3. Putting less of an effort into the way you look means you can dedicate more time to other things deemed ‘more important’, like your character traits. And since we all know physical beauty is transient, it is those characteristics that will never fade in time that everyone will grow to appreciate in the end.
4. When scoring a partner, you will know that your relationship is based on more meaningful things than looks.
5. First impressions aren’t everything. In fact, you could become much more impressive in the long run, thanks to a first impression that set lower expectations.
6. Isn’t it great to walk down the street and not have to worry about uncomfortable cat calling or stalking?
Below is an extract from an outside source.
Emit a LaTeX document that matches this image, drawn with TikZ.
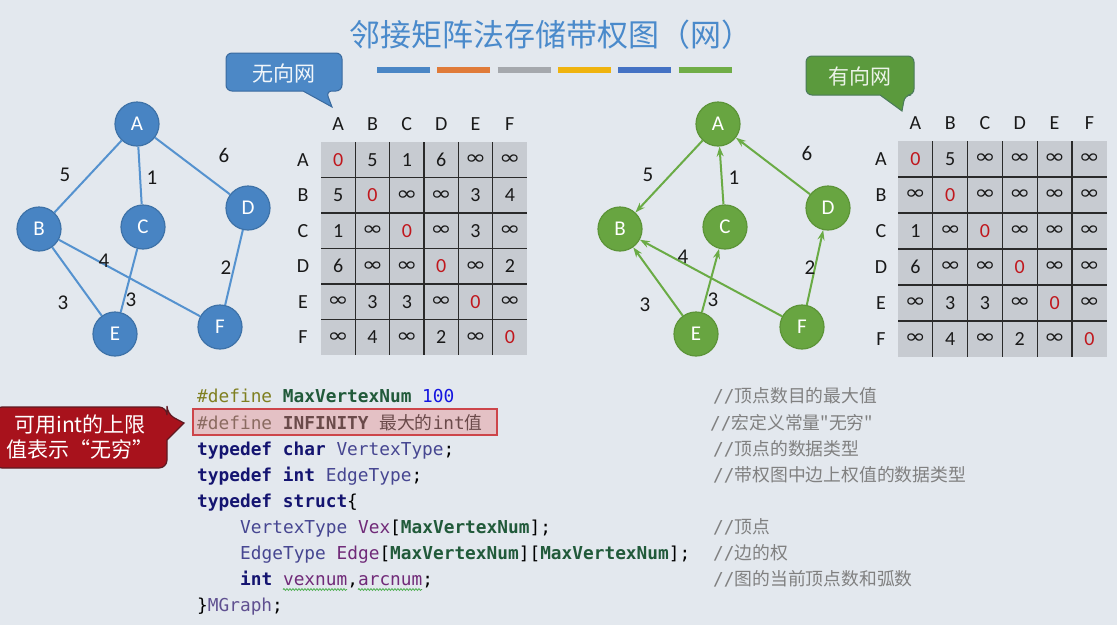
\documentclass[tikz,border=0pt]{standalone}
\usepackage{fontspec}
\usepackage{graphicx}
\setmainfont{Carlito}
\newfontfamily\cjk{Noto Sans CJK SC}
\newfontfamily\mono{DejaVu Sans Mono}
\newfontfamily\symf{DejaVu Sans}
\usetikzlibrary{arrows.meta,decorations.pathmorphing}
\definecolor{bgc}{HTML}{E3E8EE}
\definecolor{ctitle}{HTML}{4A8ACB}
\definecolor{nodeblue}{HTML}{4884C3}
\definecolor{nodeblueb}{HTML}{3E72A8}
\definecolor{edgeblue}{HTML}{5592CF}
\definecolor{nodegreen}{HTML}{68A541}
\definecolor{nodegreenb}{HTML}{5C9438}
\definecolor{edgegreen}{HTML}{6AAB45}
\definecolor{cellgray}{HTML}{C7CBD1}
\definecolor{gridc}{HTML}{2A2A2A}
\definecolor{zred}{HTML}{C0171D}
\definecolor{cbfill}{HTML}{4C88C6}
\definecolor{cbdraw}{HTML}{3A6A9F}
\definecolor{cgfill}{HTML}{5B9A3D}
\definecolor{cgdraw}{HTML}{4A7A5A}
\definecolor{crfill}{HTML}{A8121C}
\definecolor{crdraw}{HTML}{5E1A22}
\definecolor{barA}{HTML}{4A86C5}
\definecolor{barB}{HTML}{E07B39}
\definecolor{barC}{HTML}{A5A8AD}
\definecolor{barD}{HTML}{EFB30F}
\definecolor{barE}{HTML}{4472C4}
\definecolor{barF}{HTML}{70AD47}
\definecolor{cdef}{HTML}{7F7F20}
\definecolor{cdefb}{HTML}{8A6A60}
\definecolor{cinf}{HTML}{6A4A4A}
\definecolor{cmac}{HTML}{215A3A}
\definecolor{cnum}{HTML}{1515E0}
\definecolor{ckw}{HTML}{141470}
\definecolor{ctype}{HTML}{464691}
\definecolor{cvar}{HTML}{702A78}
\definecolor{cmg}{HTML}{5F5090}
\definecolor{ccom}{HTML}{808080}
\definecolor{csq}{HTML}{4CAF50}
\def\MZ{\textcolor{zred}{0}}
\def\MI{\scalebox{1.35}[1.05]{\symf\fontsize{19}{20}\selectfont ∞}}
\begin{document}
\begin{tikzpicture}[x=1pt,y=-1pt,
  gnodeB/.style={circle,minimum size=44pt,inner sep=0pt,fill=nodeblue,draw=nodeblueb,line width=1.2pt,text=white,font=\fontsize{21}{24}\selectfont},
  gnodeG/.style={circle,minimum size=44pt,inner sep=0pt,fill=nodegreen,draw=nodegreenb,line width=1.2pt,text=white,font=\fontsize{21}{24}\selectfont},
  bedge/.style={draw=edgeblue,line width=2pt},
  gedge/.style={draw=edgegreen,line width=2pt,-{Stealth[length=10pt,width=7pt]}},
  wlabel/.style={inner sep=0pt,text=black!90,font=\fontsize{21}{24}\selectfont},
  hdr/.style={inner sep=0pt,text=black!90,font=\fontsize{20}{24}\selectfont},
  cellL/.style={inner sep=0pt,minimum width=34.4pt,minimum height=35.6pt,fill=cellgray,text=black!90,font=\fontsize{20}{24}\selectfont},
  cellR/.style={inner sep=0pt,minimum width=34.9pt,minimum height=36.1pt,fill=cellgray,text=black!90,font=\fontsize{20}{24}\selectfont},
  gridline/.style={draw=gridc,line width=1.2pt},
  codeline/.style={anchor=base west,inner sep=0pt,font=\mono\fontsize{17.8}{20}\selectfont},
  bar/.style={line width=6pt}
]
\useasboundingbox[fill=bgc] (0,0) rectangle (1117,625);

% title and bars
\node[font=\cjk\fontsize{31}{36}\selectfont,text=ctitle] (title) at (551,35) {邻接矩阵法存储带权图（网）};
\foreach \cc [count=\k from 0] in {barA,barB,barC,barD,barE,barF}
  \draw[bar,draw=\cc] ({377+60.3*\k},70) -- ({430+60.3*\k},70);

% callouts
\draw[fill=cbfill,draw=cbdraw,line width=1pt,rounded corners=6pt] (226,72) |- (342,53) |- (326,91) [sharp corners] -- (332,107) -- (303,91) [rounded corners=6pt] -| (226,72) -- cycle;
\node[font=\cjk\fontsize{21}{24}\selectfont,text=white!92!cbfill] (undir) at (284,73) {无向网};
\draw[fill=cgfill,draw=cgdraw,line width=1pt,rounded corners=6pt] (806,76) |- (914,56) |- (905,95) [sharp corners] -- (902,111) -- (880,95) [rounded corners=6pt] -| (806,76) -- cycle;
\node[font=\cjk\fontsize{21}{24}\selectfont,text=white!88!cgfill] (dir) at (860,76) {有向网};

% left graph
\node[gnodeB] (A) at (137,124) {A};
\node[gnodeB] (B) at (39,229) {B};
\node[gnodeB] (C) at (143,227) {C};
\node[gnodeB] (D) at (248,208) {D};
\node[gnodeB] (E) at (115,334) {E};
\node[gnodeB] (F) at (220,327) {F};
\draw[bedge] (A) -- (B);
\draw[bedge] (A) -- (C);
\draw[bedge] (A) -- (D);
\draw[bedge] (B) -- (E);
\draw[bedge] (B) -- (F);
\draw[bedge] (C) -- (E);
\draw[bedge] (D) -- (F);
\node[wlabel] (wab) at (65,175) {5};
\node[wlabel] (wac) at (152,178) {1};
\node[wlabel] (wad) at (224,155) {6};
\node[wlabel] (wbf) at (104,261) {4};
\node[wlabel] (wdf) at (226,268) {2};
\node[wlabel] (wbe) at (63,303) {3};
\node[wlabel] (wce) at (131,300) {3};

% right graph
\node[gnodeG] (A2) at (718,124) {A};
\node[gnodeG] (B2) at (620,229) {B};
\node[gnodeG] (C2) at (725,227) {C};
\node[gnodeG] (D2) at (828,208) {D};
\node[gnodeG] (E2) at (696,334) {E};
\node[gnodeG] (F2) at (802,327) {F};
\draw[gedge] (A2) -- (B2);
\draw[gedge] (C2) -- (A2);
\draw[gedge] (D2) -- (A2);
\draw[gedge] (E2) -- (B2);
\draw[gedge] (E2) -- (C2);
\draw[gedge] (F2) -- (B2);
\draw[gedge] (F2) -- (D2);
\node[wlabel] (vab) at (648,175) {5};
\node[wlabel] (vca) at (734,178) {1};
\node[wlabel] (vda) at (807,153) {6};
\node[wlabel] (vfb) at (683,257) {4};
\node[wlabel] (vfd) at (810,268) {2};
\node[wlabel] (veb) at (645,305) {3};
\node[wlabel] (vec) at (713,300) {3};

% left matrix
\foreach \row [count=\r] in {{\MZ,5,1,6,\MI,\MI},{5,\MZ,\MI,\MI,3,4},{1,\MI,\MZ,\MI,3,\MI},{6,\MI,\MI,\MZ,\MI,2},{\MI,3,3,\MI,\MZ,\MI},{\MI,4,\MI,2,\MI,\MZ}}
  \foreach \v [count=\c] in \row
    \node[cellL] (L-\r-\c) at ({321+34.33*(\c-0.5)},{142+35.5*(\r-0.5)}) {\v};
\foreach \k in {1,...,5} {
  \draw[gridline] ({321+34.33*\k},142) -- ({321+34.33*\k},355);
  \draw[gridline] (321,{142+35.5*\k}) -- (527,{142+35.5*\k});
}
\foreach \h [count=\c] in {A,B,C,D,E,F} {
  \node[hdr] (LH-\c) at ({321+34.33*(\c-0.5)},124) {\h};
  \node[hdr] (LR-\c) at (303,{142+35.5*(\c-0.5)}) {\h};
}

% right matrix
\foreach \row [count=\r] in {{\MZ,5,\MI,\MI,\MI,\MI},{\MI,\MZ,\MI,\MI,\MI,\MI},{1,\MI,\MZ,\MI,\MI,\MI},{6,\MI,\MI,\MZ,\MI,\MI},{\MI,3,3,\MI,\MZ,\MI},{\MI,4,\MI,2,\MI,\MZ}}
  \foreach \v [count=\c] in \row
    \node[cellR] (R-\r-\c) at ({898+34.8*(\c-0.5)},{141+36*(\r-0.5)}) {\v};
\foreach \k in {1,...,5} {
  \draw[gridline] ({898+34.8*\k},141) -- ({898+34.8*\k},357);
  \draw[gridline] (898,{141+36*\k}) -- (1107,{141+36*\k});
}
\foreach \h [count=\c] in {A,B,C,D,E,F} {
  \node[hdr] (RH-\c) at ({898+34.8*(\c-0.5)},123) {\h};
  \node[hdr] (RR-\c) at (881,{141+36*(\c-0.5)}) {\h};
}

% code
\draw[fill=zred!40,fill opacity=0.55,draw=zred!80,line width=1.2pt] (193,409) rectangle (497,435);
\node[codeline] (c1) at (197,402.5) {\textcolor{cdef}{\#define} \textbf{\textcolor{cmac}{MaxVertexNum}} \textcolor{cnum}{100}};
\node[codeline] (c2) at (197,429) {\textcolor{cdefb}{\#define} \textbf{\textcolor{cinf}{INFINITY}} \textcolor{cinf}{{\cjk 最大的}int{\cjk 值}}};
\node[codeline] (c3) at (197,455.5) {\textbf{\textcolor{ckw}{typedef}} \textbf{\textcolor{ckw}{char}} \textcolor{ctype}{VertexType};};
\node[codeline] (c4) at (197,481.5) {\textbf{\textcolor{ckw}{typedef}} \textbf{\textcolor{ckw}{int}} \textcolor{ctype}{EdgeType};};
\node[codeline] (c5) at (197,507.5) {\textbf{\textcolor{ckw}{typedef}} \textbf{\textcolor{ckw}{struct}}\{};
\node[codeline] (c6) at (240,533.5) {\textcolor{ctype}{VertexType} \textcolor{cvar}{Vex}[\textbf{\textcolor{cmac}{MaxVertexNum}}];};
\node[codeline] (c7) at (240,559.5) {\textcolor{ctype}{EdgeType} \textcolor{cvar}{Edge}[\textbf{\textcolor{cmac}{MaxVertexNum}}][\textbf{\textcolor{cmac}{MaxVertexNum}}];};
\node[codeline] (c8) at (240,585.5) {\textbf{\textcolor{ckw}{int}} \textcolor{cvar}{vexnum},\textcolor{cvar}{arcnum};};
\node[codeline] (c9) at (197,611.5) {\}\textcolor{cmg}{MGraph};};
\draw[csq,line width=0.8pt,decorate,decoration={snake,segment length=3pt,amplitude=0.9pt}] (283,589.5) -- (347,589.5);
\draw[csq,line width=0.8pt,decorate,decoration={snake,segment length=3pt,amplitude=0.9pt}] (358,589.5) -- (422,589.5);

% comments
\node[codeline,text=ccom] (m1) at (713,402.5) {//{\cjk 顶点数目的最大值}};
\node[codeline,text=ccom] (m2) at (710,429) {//{\cjk 宏定义常量"无穷"}};
\node[codeline,text=ccom] (m3) at (713,455.5) {//{\cjk 顶点的数据类型}};
\node[codeline,text=ccom] (m4) at (713,481.5) {//{\cjk 带权图中边上权值的数据类型}};
\node[codeline,text=ccom] (m6) at (713,533.5) {//{\cjk 顶点}};
\node[codeline,text=ccom] (m7) at (713,559.5) {//{\cjk 边的权}};
\node[codeline,text=ccom] (m8) at (713,585.5) {//{\cjk 图的当前顶点数和弧数}};

% red note callout
\draw[fill=crfill,draw=crdraw,line width=1.2pt,rounded corners=8pt] (-6,407) -| (167,414) [sharp corners] -- (184,423) -- (167,440) [rounded corners=8pt] |- (-6,468) -- cycle;
\node[align=center,text=white,font=\cjk\fontsize{21}{25}\selectfont] (note) at (80,437) {可用int的上限\\值表示“无穷”};
\end{tikzpicture}
\end{document}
You bet it is!
Other pros and cons depend on circumstantial elements such as your intelligence level, your determination, even your height might have a role to play, so it’s quite impossible to list every possible scenario here.
Being ‘normal’ is… normal
If we could sum up the most inspirational life lessons the majority of people tend to consider important enough to pass on to others, the major takeaway seems to be to always be yourself, no matter what anyone else thinks.
You’d be surprised how alike we are to each other when it comes to our deepest, darkest thoughts. We are all normal. Everything that goes on in our minds has a reason behind it. And we can learn what it is by tracking the behavioral patterns that bring us to a certain point. Some of them could have been deeply embedded in our subconscious since childhood. Others might be simpler to spot. The main conclusion is that we are all human, and we are all essentially ‘normal.’
In the end, it doesn’t really matter if you are physically attractive, intelligent or kindhearted. These and many more qualities are part of all human beings. What you have to remember is to “Always be a first-rate version of yourself and not a second-rate version of someone else“, as Judy Garland would say. Because, as Ralph Waldo Emerson so eloquently put it: “To be yourself in a world that is constantly trying to make you something else is the greatest accomplishment.”